— start —

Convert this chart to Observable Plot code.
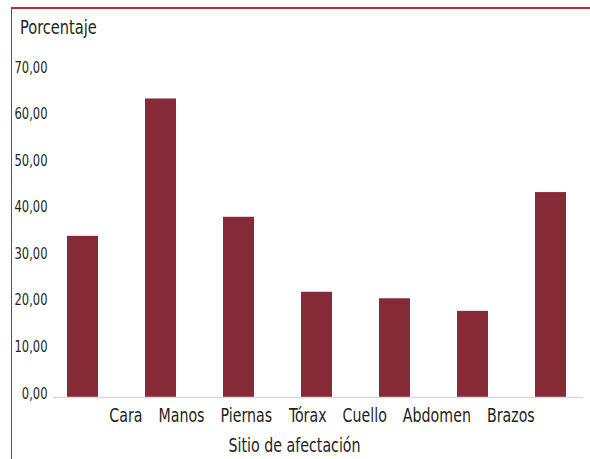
<!DOCTYPE html>
<html>
<head>
<meta charset="utf-8">
<script src="https://cdn.jsdelivr.net/npm/d3@7"></script>
<script src="https://cdn.jsdelivr.net/npm/@observablehq/plot@0.6"></script>
<style>
  html, body { margin: 0; padding: 0; background: #fff; }
  body { width: 590px; height: 459px; overflow: hidden; position: relative;
         font-family: "DejaVu Sans Condensed", "Liberation Sans Narrow", "Arial Narrow", sans-serif; color: #231f20; }
  #frame { position: absolute; left: 11px; top: 7px; width: 600px; height: 470px;
           border-left: 1.5px solid #c1272d; border-top: 2px solid #c1272d; }
  #wrap { position: absolute; left: 0; top: 0; width: 590px; }
  #title { height: 45px; box-sizing: border-box; padding-left: 20px; padding-top: 16px;
           font-size: 19px; line-height: 22px; }
  #title span { display: inline-block; transform: scaleX(0.855); transform-origin: 0 50%; }
  #caption { width: 590px; text-align: center; font-size: 20px; line-height: 22px; }
  #caption span { display: inline-block; transform: scaleX(0.79); transform-origin: 50% 50%; }
</style>
</head>
<body>
<div id="frame"></div>
<div id="wrap">
  <div id="title"><span>Porcentaje</span></div>
  <div id="chart"></div>
  <div id="caption"><span>Sitio de afectación</span></div>
</div>
<script>
const categories = ["Cara", "Manos", "Piernas", "Tórax", "Cuello", "Abdomen", "Brazos"];
const values = [34.6, 64.1, 38.7, 22.6, 21.2, 18.5, 44.0];
const yTicks = [0, 10, 20, 30, 40, 50, 60, 70];

const data = categories.map((c, i) => ({cat: c, val: values[i]}));
const fmt = d => d.toFixed(2).replace(".", ",");

const chart = Plot.plot({
  width: 590,
  height: 389,
  marginLeft: 45,
  marginRight: 2,
  marginTop: 26,
  marginBottom: 37,
  style: {fontFamily: '"DejaVu Sans Condensed", "Liberation Sans Narrow", "Arial Narrow", sans-serif', color: "#231f20", background: "transparent"},
  x: {domain: categories, paddingInner: 0.6, paddingOuter: 0.27, label: null},
  y: {domain: [0, 70], label: null},
  marks: [
    Plot.barY(data, {x: "cat", y: "val", fill: "#862a37"}),
    Plot.ruleY([0], {stroke: "#d9d9d9", strokeWidth: 1.5, insetLeft: 8, insetRight: 5}),
    Plot.axisY({ticks: yTicks, tickFormat: fmt, tickSize: 0, tickPadding: 0, dx: 2, dy: -4, fontSize: 16, label: null}),
    Plot.axisX({tickSize: 0, tickPadding: 11, fontSize: 19.5, label: null})
  ]
});
document.getElementById("chart").appendChild(chart);

// Condense the axis text (the reference uses a condensed face).
function condense(selector, k) {
  chart.querySelectorAll(selector).forEach(t => {
    const w = t.getComputedTextLength();
    t.setAttribute("textLength", (w * k).toFixed(2));
    t.setAttribute("lengthAdjust", "spacingAndGlyphs");
  });
}
condense('g[aria-label="y-axis tick label"] text', 0.8);
condense('g[aria-label="x-axis tick label"] text', 0.81);

// Lay out the category labels as a contiguous row (as in the reference), keeping Plot's text elements.
const labels = Array.from(chart.querySelectorAll('g[aria-label="x-axis tick label"] text'));
if (labels.length) {
  const gap = 16;
  const rects = labels.map(t => t.getBoundingClientRect());
  const total = rects.reduce((s, r) => s + r.width, 0) + gap * (labels.length - 1);
  const svgRect = chart.getBoundingClientRect();
  const center = svgRect.left + 322;
  let cursor = center - total / 2;
  labels.forEach((t, i) => {
    const r = rects[i];
    const want = cursor + r.width / 2;
    const have = r.left + r.width / 2;
    const prev = t.getAttribute("transform") || "";
    t.setAttribute("transform", (prev + ` translate(${want - have},0)`).trim());
    cursor += r.width + gap;
  });
}
</script>
</body>
</html>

— end —

» PROMPT
Leave the pictures out, and print every line of the listing exactly as written.

» RESULT
Convert this chart to Observable Plot code.
<!DOCTYPE html>
<html>
<head>
<meta charset="utf-8">
<script src="https://cdn.jsdelivr.net/npm/d3@7"></script>
<script src="https://cdn.jsdelivr.net/npm/@observablehq/plot@0.6"></script>
<style>
  html, body { margin: 0; padding: 0; background: #fff; }
  body { width: 590px; height: 459px; overflow: hidden; position: relative;
         font-family: "DejaVu Sans Condensed", "Liberation Sans Narrow", "Arial Narrow", sans-serif; color: #231f20; }
  #frame { position: absolute; left: 11px; top: 7px; width: 600px; height: 470px;
           border-left: 1.5px solid #c1272d; border-top: 2px solid #c1272d; }
  #wrap { position: absolute; left: 0; top: 0; width: 590px; }
  #title { height: 45px; box-sizing: border-box; padding-left: 20px; padding-top: 16px;
           font-size: 19px; line-height: 22px; }
  #title span { display: inline-block; transform: scaleX(0.855); transform-origin: 0 50%; }
  #caption { width: 590px; text-align: center; font-size: 20px; line-height: 22px; }
  #caption span { display: inline-block; transform: scaleX(0.79); transform-origin: 50% 50%; }
</style>
</head>
<body>
<div id="frame"></div>
<div id="wrap">
  <div id="title"><span>Porcentaje</span></div>
  <div id="chart"></div>
  <div id="caption"><span>Sitio de afectación</span></div>
</div>
<script>
const categories = ["Cara", "Manos", "Piernas", "Tórax", "Cuello", "Abdomen", "Brazos"];
const values = [34.6, 64.1, 38.7, 22.6, 21.2, 18.5, 44.0];
const yTicks = [0, 10, 20, 30, 40, 50, 60, 70];

const data = categories.map((c, i) => ({cat: c, val: values[i]}));
const fmt = d => d.toFixed(2).replace(".", ",");

const chart = Plot.plot({
  width: 590,
  height: 389,
  marginLeft: 45,
  marginRight: 2,
  marginTop: 26,
  marginBottom: 37,
  style: {fontFamily: '"DejaVu Sans Condensed", "Liberation Sans Narrow", "Arial Narrow", sans-serif', color: "#231f20", background: "transparent"},
  x: {domain: categories, paddingInner: 0.6, paddingOuter: 0.27, label: null},
  y: {domain: [0, 70], label: null},
  marks: [
    Plot.barY(data, {x: "cat", y: "val", fill: "#862a37"}),
    Plot.ruleY([0], {stroke: "#d9d9d9", strokeWidth: 1.5, insetLeft: 8, insetRight: 5}),
    Plot.axisY({ticks: yTicks, tickFormat: fmt, tickSize: 0, tickPadding: 0, dx: 2, dy: -4, fontSize: 16, label: null}),
    Plot.axisX({tickSize: 0, tickPadding: 11, fontSize: 19.5, label: null})
  ]
});
document.getElementById("chart").appendChild(chart);

// Condense the axis text (the reference uses a condensed face).
function condense(selector, k) {
  chart.querySelectorAll(selector).forEach(t => {
    const w = t.getComputedTextLength();
    t.setAttribute("textLength", (w * k).toFixed(2));
    t.setAttribute("lengthAdjust", "spacingAndGlyphs");
  });
}
condense('g[aria-label="y-axis tick label"] text', 0.8);
condense('g[aria-label="x-axis tick label"] text', 0.81);

// Lay out the category labels as a contiguous row (as in the reference), keeping Plot's text elements.
const labels = Array.from(chart.querySelectorAll('g[aria-label="x-axis tick label"] text'));
if (labels.length) {
  const gap = 16;
  const rects = labels.map(t => t.getBoundingClientRect());
  const total = rects.reduce((s, r) => s + r.width, 0) + gap * (labels.length - 1);
  const svgRect = chart.getBoundingClientRect();
  const center = svgRect.left + 322;
  let cursor = center - total / 2;
  labels.forEach((t, i) => {
    const r = rects[i];
    const want = cursor + r.width / 2;
    const have = r.left + r.width / 2;
    const prev = t.getAttribute("transform") || "";
    t.setAttribute("transform", (prev + ` translate(${want - have},0)`).trim());
    cursor += r.width + gap;
  });
}
</script>
</body>
</html>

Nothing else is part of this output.